# INFORMATION SHOWN:
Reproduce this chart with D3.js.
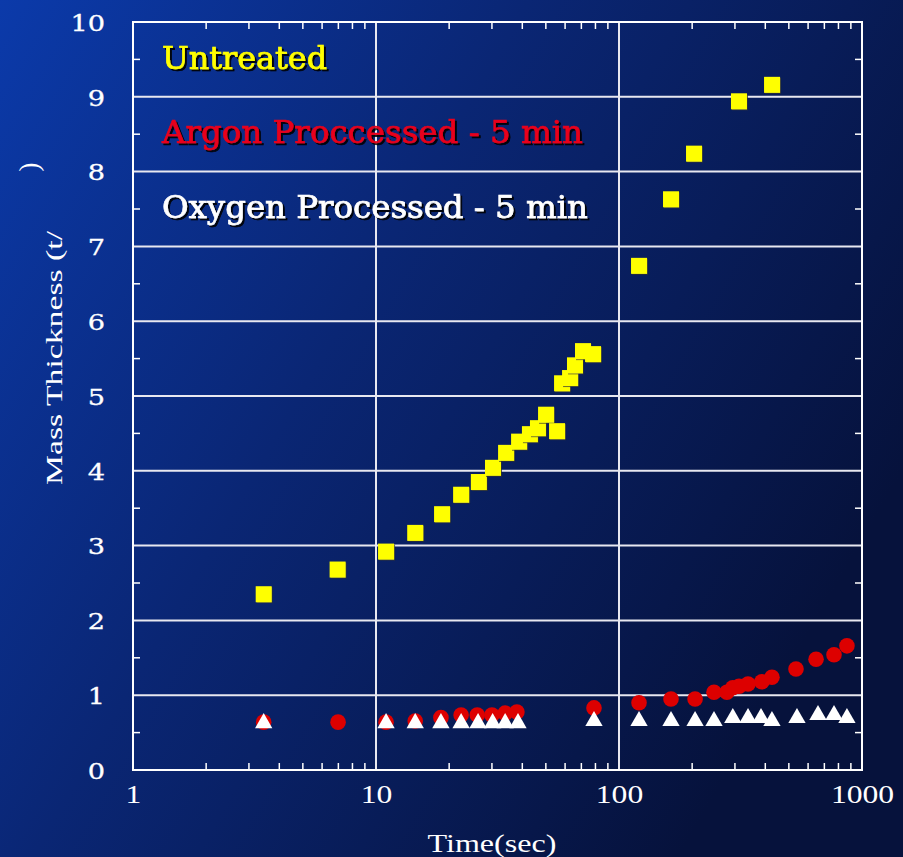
<!DOCTYPE html>
<html><head><meta charset="utf-8">
<script src="https://cdn.jsdelivr.net/npm/d3@7"></script>
<style>html,body{margin:0;padding:0;background:#0a2a7c;}svg{display:block;}</style>
</head><body>
<script>
// ---- data ----
const untreatedX = [3.45, 6.95, 11.0, 14.5, 18.7, 22.4, 26.5, 30.3, 34.3, 38.8, 43.0, 46.4, 50.1, 55.6, 58.3, 62.9, 65.9, 71.1, 78.2, 120.9, 163.7, 203.6, 311.7, 426.4];
const untreatedY = [2.35, 2.68, 2.92, 3.17, 3.42, 3.68, 3.85, 4.04, 4.24, 4.39, 4.49, 4.57, 4.75, 4.53, 5.17, 5.24, 5.41, 5.60, 5.56, 6.74, 7.63, 8.24, 8.94, 9.16];
const argonX = [3.45, 6.98, 11.0, 14.5, 18.5, 22.4, 26.1, 30.0, 34.0, 38.0, 78.9, 120.9, 163.7, 205.6, 246, 278, 294, 312, 339.6, 387, 426, 535, 647, 767, 867];
const argonY = [0.64, 0.64, 0.64, 0.655, 0.70, 0.735, 0.735, 0.735, 0.76, 0.775, 0.83, 0.90, 0.95, 0.95, 1.04, 1.04, 1.10, 1.12, 1.15, 1.18, 1.24, 1.35, 1.48, 1.54, 1.66];
const oxygenX = [3.45, 11.0, 14.5, 18.5, 22.4, 26.3, 30.2, 34.0, 38.4, 78.9, 120.9, 163.7, 205.6, 246, 294, 339.6, 384, 426, 540, 659, 767, 867];
const oxygenY = [0.64, 0.64, 0.64, 0.64, 0.64, 0.64, 0.64, 0.64, 0.64, 0.67, 0.67, 0.67, 0.67, 0.67, 0.71, 0.71, 0.71, 0.67, 0.71, 0.75, 0.75, 0.71];
const xTickValues = [1, 10, 100, 1000];
const xTickLabels = ["1", "10", "100", "1000"];
const yTickValues = [0,1,2,3,4,5,6,7,8,9,10];
const legendLabels = ["Untreated", "Argon Proccessed - 5 min", "Oxygen Processed - 5 min"];
const legendColors = ["#ffff00", "#e8001c", "#ffffff"];
const xTitle = "Time(sec)";
const yTitle = "Mass Thickness (t/";

// ---- layout ----
const W = 903, H = 857;
const svg = d3.select("body").append("svg").attr("width", W).attr("height", H);
const defs = svg.append("defs");
const g = defs.append("linearGradient").attr("id","bg").attr("x1","0").attr("y1","0").attr("x2","1").attr("y2","0.55");
g.append("stop").attr("offset","0").attr("stop-color","#0b3aaa");
g.append("stop").attr("offset","0.45").attr("stop-color","#0a2674");
g.append("stop").attr("offset","1").attr("stop-color","#06123c");
const sh = defs.append("filter").attr("id","shadow").attr("x","-10%").attr("y","-10%").attr("width","130%").attr("height","140%");
sh.append("feDropShadow").attr("dx",2).attr("dy",2).attr("stdDeviation",0.4).attr("flood-color","#000").attr("flood-opacity",0.9);
const shS = defs.append("filter").attr("id","mshadow").attr("x","-20%").attr("y","-20%").attr("width","150%").attr("height","150%");
shS.append("feDropShadow").attr("dx",1).attr("dy",1).attr("stdDeviation",0.3).attr("flood-color","#333").attr("flood-opacity",0.8);

svg.append("rect").attr("width",W).attr("height",H).attr("fill","url(#bg)");

const L = 133, R = 862, T = 22, B = 770;
const x = d3.scaleLog().domain([1,1000]).range([L,R]);
const y = d3.scaleLinear().domain([0,10]).range([B,T]);

const axisStroke = "#ffffff";
// gridlines
svg.append("g").selectAll("line").data(yTickValues.filter(v=>v>0 && v<10)).join("line")
  .attr("x1",L).attr("x2",R).attr("y1",d=>y(d)).attr("y2",d=>y(d))
  .attr("stroke","#e8e8f0").attr("stroke-width",2);
svg.append("g").selectAll("line").data([10,100]).join("line")
  .attr("x1",d=>x(d)).attr("x2",d=>x(d)).attr("y1",T).attr("y2",B)
  .attr("stroke","#e8e8f0").attr("stroke-width",2);

// frame
svg.append("rect").attr("x",L).attr("y",T).attr("width",R-L).attr("height",B-T)
  .attr("fill","none").attr("stroke",axisStroke).attr("stroke-width",2);

// minor ticks (inward)
const minorX = [];
[1,10,100].forEach(d=>{for(let k=2;k<=9;k++) minorX.push(d*k);});
const minorY = d3.range(0.5,10,1);
const tk = svg.append("g").attr("stroke",axisStroke).attr("stroke-width",1.5);
tk.selectAll(".bx").data(minorX).join("line").attr("x1",d=>x(d)).attr("x2",d=>x(d)).attr("y1",B).attr("y2",B-7);
tk.selectAll(".tx").data(minorX).join("line").attr("x1",d=>x(d)).attr("x2",d=>x(d)).attr("y1",T).attr("y2",T+7);
tk.selectAll(".ly").data(minorY).join("line").attr("x1",L).attr("x2",L+7).attr("y1",d=>y(d)).attr("y2",d=>y(d));
tk.selectAll(".ry").data(minorY).join("line").attr("x1",R).attr("x2",R-7).attr("y1",d=>y(d)).attr("y2",d=>y(d));

// axes labels via d3 axis
const xAxis = d3.axisBottom(x).tickValues(xTickValues).tickFormat((d,i)=>xTickLabels[i]).tickSize(0).tickPadding(15);
const xa = svg.append("g").attr("transform",`translate(0,${B})`).call(xAxis);
xa.select(".domain").remove();
xa.selectAll("text").attr("fill","#fff").attr("font-family","Liberation Serif, serif").attr("font-size",26)
  .attr("textLength",function(){return this.textContent.length*15.8;}).attr("lengthAdjust","spacingAndGlyphs");

const yAxis = d3.axisLeft(y).tickValues(yTickValues).tickFormat(d3.format("d")).tickSize(0).tickPadding(28);
const ya = svg.append("g").attr("transform",`translate(${L},0)`).call(yAxis);
ya.select(".domain").remove();
ya.selectAll("text").attr("fill","#fff").attr("font-family","DejaVu Serif, serif").attr("font-size",23).attr("dy","0.36em")
  .attr("stroke","#fff").attr("stroke-width",0.3)
  .attr("textLength",function(){return this.textContent.length*17.3;}).attr("lengthAdjust","spacingAndGlyphs");

// titles
svg.append("text").attr("x",492).attr("y",852).attr("text-anchor","middle")
  .attr("fill","#fff").attr("font-family","Liberation Serif, serif").attr("font-size",26)
  .attr("textLength",129).attr("lengthAdjust","spacingAndGlyphs").text(xTitle);
svg.append("text").attr("transform",`translate(62,358) rotate(-90)`).attr("text-anchor","middle")
  .attr("fill","#fff").attr("font-family","Liberation Serif, serif").attr("font-size",23)
  .attr("textLength",254).attr("lengthAdjust","spacingAndGlyphs").text(yTitle);
svg.append("text").attr("transform",`translate(38,167) rotate(-90)`).attr("text-anchor","middle")
  .attr("fill","#fff").attr("font-family","Liberation Serif, serif").attr("font-size",27).text(")");

// markers
const tri = d3.symbol().type(d3.symbolTriangle).size(130);
const oxData = oxygenX.map((v,i)=>[v,oxygenY[i]]);
svg.append("g").selectAll("circle").data(argonX.map((v,i)=>[v,argonY[i]])).join("circle")
  .attr("cx",d=>x(d[0])).attr("cy",d=>y(d[1])).attr("r",7.8).attr("fill","#dd0000");
svg.append("g").selectAll("path").data(oxData).join("path")
  .attr("d",tri).attr("transform",d=>`translate(${x(d[0])},${y(d[1])+1})`).attr("fill","#ffffff");
svg.append("g").selectAll("rect").data(untreatedX.map((v,i)=>[v,untreatedY[i]])).join("rect")
  .attr("x",d=>x(d[0])-8).attr("y",d=>y(d[1])-8).attr("width",16).attr("height",16)
  .attr("fill","#ffff00").attr("filter","url(#mshadow)");

// legend
const legY = [69, 143, 218];
const legW = [165, 421, 426];
svg.append("g").selectAll("text").data(legendLabels).join("text")
  .attr("x",162).attr("y",(d,i)=>legY[i]).attr("fill",(d,i)=>legendColors[i])
  .attr("stroke",(d,i)=>legendColors[i]).attr("stroke-width",0.7)
  .attr("font-family","DejaVu Serif, serif").attr("font-size",31)
  .attr("textLength",(d,i)=>legW[i]).attr("lengthAdjust","spacingAndGlyphs")
  .attr("filter","url(#shadow)").text(d=>d);
</script>
</body></html>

# WHAT YOU NEED TO DO:
Extract all lines from the material above that include the word "this".

# COMPLETE OUTPUT:
Reproduce this chart with D3.js.
  .attr("textLength",function(){return this.textContent.length*15.8;}).attr("lengthAdjust","spacingAndGlyphs");
  .attr("textLength",function(){return this.textContent.length*17.3;}).attr("lengthAdjust","spacingAndGlyphs");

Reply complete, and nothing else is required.